→ **Aim**
No pictures go into the copy. Write out exactly the lines below from the one containing "Write a Python" through the one containing "import pandas as pd".

→ **Stored rows**
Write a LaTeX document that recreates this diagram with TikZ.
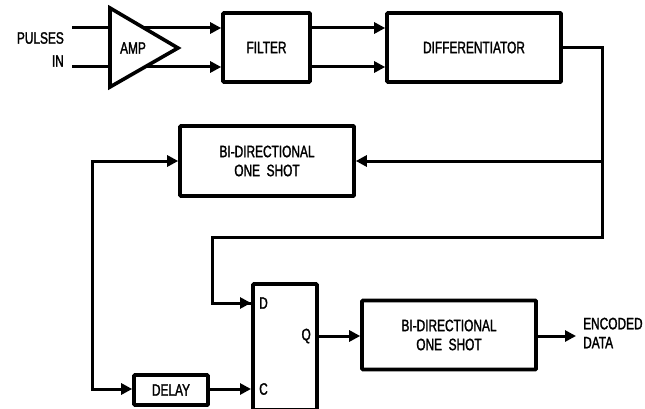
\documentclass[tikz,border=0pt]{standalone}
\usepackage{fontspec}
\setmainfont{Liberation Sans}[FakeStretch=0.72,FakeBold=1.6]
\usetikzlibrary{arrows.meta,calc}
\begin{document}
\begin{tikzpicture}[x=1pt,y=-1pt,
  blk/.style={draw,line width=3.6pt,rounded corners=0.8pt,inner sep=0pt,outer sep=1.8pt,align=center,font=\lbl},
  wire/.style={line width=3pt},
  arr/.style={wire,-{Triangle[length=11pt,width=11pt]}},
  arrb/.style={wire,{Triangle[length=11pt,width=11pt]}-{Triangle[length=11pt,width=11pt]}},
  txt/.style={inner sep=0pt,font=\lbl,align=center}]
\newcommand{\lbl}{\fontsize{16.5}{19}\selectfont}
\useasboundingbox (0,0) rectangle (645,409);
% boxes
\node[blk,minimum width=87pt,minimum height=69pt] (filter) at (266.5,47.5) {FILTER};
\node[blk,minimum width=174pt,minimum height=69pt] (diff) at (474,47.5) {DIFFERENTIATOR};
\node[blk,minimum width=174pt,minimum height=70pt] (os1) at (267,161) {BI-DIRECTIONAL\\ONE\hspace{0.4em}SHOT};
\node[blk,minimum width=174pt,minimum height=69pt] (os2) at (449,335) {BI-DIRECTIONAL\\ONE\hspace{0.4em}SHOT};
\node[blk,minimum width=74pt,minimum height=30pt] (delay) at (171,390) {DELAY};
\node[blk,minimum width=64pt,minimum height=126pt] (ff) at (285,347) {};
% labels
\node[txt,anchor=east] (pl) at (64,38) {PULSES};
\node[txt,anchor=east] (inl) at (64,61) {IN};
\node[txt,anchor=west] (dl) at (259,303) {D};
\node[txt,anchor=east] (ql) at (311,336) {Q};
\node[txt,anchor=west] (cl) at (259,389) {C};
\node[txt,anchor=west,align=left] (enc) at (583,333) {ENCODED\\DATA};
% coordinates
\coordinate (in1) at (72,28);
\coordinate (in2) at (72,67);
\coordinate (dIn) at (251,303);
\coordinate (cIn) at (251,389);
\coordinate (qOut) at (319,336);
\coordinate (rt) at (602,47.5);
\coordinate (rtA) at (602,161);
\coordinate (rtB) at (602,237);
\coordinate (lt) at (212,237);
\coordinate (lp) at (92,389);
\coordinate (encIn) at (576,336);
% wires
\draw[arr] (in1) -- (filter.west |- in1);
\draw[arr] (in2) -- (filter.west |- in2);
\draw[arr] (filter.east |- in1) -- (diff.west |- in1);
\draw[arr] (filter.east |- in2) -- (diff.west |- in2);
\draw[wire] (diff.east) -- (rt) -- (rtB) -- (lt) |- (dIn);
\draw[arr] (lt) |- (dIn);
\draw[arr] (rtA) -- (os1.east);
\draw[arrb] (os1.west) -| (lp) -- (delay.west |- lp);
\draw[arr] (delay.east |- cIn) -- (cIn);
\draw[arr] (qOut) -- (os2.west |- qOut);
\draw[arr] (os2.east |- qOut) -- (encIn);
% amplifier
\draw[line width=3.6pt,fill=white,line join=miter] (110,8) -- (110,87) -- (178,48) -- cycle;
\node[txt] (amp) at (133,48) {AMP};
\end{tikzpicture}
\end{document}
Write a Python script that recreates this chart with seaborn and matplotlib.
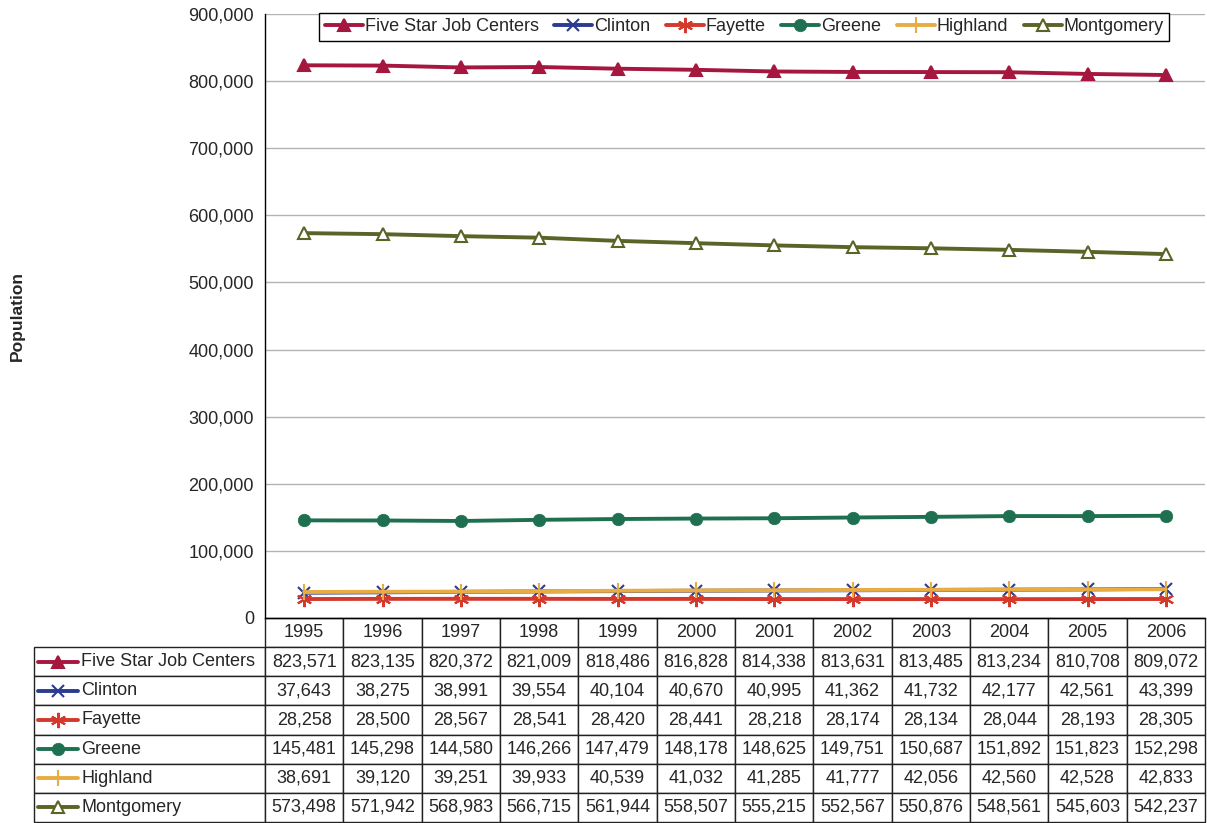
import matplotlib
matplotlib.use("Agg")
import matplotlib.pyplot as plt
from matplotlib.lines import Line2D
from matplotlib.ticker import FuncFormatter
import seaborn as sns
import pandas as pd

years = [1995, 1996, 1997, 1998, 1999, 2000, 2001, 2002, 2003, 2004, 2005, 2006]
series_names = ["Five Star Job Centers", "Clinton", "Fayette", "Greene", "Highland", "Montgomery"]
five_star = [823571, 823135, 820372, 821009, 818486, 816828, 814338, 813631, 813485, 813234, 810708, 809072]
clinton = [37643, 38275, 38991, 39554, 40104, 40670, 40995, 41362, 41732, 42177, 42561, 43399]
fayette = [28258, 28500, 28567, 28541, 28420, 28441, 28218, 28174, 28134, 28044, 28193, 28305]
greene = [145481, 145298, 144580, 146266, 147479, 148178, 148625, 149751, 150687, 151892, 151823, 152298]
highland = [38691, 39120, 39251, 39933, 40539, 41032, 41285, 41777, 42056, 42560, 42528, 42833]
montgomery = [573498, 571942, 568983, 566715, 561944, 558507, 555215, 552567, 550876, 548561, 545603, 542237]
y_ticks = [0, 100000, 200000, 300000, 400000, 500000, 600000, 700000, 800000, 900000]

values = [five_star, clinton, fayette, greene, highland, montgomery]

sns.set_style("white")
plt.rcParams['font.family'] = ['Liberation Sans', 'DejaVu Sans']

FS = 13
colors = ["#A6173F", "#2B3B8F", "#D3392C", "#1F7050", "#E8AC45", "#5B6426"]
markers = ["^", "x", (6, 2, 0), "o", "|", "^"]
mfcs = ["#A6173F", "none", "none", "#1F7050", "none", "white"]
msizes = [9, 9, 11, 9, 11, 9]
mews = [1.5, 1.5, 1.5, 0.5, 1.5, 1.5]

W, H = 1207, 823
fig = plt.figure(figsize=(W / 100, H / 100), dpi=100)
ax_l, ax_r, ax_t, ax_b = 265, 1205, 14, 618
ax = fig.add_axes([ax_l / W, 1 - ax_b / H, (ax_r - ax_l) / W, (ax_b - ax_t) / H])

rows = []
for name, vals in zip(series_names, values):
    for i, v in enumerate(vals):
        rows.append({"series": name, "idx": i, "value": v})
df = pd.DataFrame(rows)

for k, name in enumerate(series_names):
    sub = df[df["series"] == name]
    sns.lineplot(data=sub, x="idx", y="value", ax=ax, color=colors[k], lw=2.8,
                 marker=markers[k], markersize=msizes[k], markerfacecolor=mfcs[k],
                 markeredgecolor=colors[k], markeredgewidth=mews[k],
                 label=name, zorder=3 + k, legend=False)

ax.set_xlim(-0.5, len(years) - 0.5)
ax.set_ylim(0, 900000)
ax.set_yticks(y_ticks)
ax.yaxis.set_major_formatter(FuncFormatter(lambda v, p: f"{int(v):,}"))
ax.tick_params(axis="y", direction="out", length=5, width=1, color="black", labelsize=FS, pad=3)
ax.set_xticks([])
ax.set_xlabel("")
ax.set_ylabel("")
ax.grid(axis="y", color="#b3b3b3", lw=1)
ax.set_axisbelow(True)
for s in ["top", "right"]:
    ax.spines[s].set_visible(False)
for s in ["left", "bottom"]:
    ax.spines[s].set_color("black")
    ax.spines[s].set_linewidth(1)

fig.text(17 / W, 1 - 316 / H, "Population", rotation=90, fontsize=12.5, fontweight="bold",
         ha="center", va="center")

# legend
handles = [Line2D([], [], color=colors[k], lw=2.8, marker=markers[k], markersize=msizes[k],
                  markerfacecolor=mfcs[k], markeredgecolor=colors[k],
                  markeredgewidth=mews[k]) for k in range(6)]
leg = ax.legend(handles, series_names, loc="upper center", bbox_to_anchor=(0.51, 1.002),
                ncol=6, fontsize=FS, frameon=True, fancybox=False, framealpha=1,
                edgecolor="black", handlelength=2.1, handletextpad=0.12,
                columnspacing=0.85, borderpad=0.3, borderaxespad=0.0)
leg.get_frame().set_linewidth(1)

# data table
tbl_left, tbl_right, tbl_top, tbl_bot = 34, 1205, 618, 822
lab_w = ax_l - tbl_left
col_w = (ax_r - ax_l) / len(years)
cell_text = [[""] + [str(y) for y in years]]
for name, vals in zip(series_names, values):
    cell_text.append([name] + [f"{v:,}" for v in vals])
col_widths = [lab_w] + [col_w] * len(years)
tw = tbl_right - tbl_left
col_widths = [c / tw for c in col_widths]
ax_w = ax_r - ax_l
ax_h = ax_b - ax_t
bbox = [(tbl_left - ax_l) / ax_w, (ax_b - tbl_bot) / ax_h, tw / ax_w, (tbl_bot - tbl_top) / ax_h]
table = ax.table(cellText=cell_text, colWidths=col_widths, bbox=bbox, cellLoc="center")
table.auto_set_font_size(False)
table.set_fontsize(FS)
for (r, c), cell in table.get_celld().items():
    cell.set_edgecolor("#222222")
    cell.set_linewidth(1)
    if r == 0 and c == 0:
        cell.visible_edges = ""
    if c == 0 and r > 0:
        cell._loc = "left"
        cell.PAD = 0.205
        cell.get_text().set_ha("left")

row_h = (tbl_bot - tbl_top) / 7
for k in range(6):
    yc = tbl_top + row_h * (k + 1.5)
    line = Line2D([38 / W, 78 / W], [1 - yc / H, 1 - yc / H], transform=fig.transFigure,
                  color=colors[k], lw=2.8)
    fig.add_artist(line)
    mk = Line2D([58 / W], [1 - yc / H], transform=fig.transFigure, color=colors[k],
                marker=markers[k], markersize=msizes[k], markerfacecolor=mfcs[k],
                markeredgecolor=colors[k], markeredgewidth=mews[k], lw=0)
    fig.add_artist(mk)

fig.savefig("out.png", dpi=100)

→ **Final result**
Write a Python script that recreates this chart with seaborn and matplotlib.
import matplotlib
matplotlib.use("Agg")
import matplotlib.pyplot as plt
from matplotlib.lines import Line2D
from matplotlib.ticker import FuncFormatter
import seaborn as sns
import pandas as pd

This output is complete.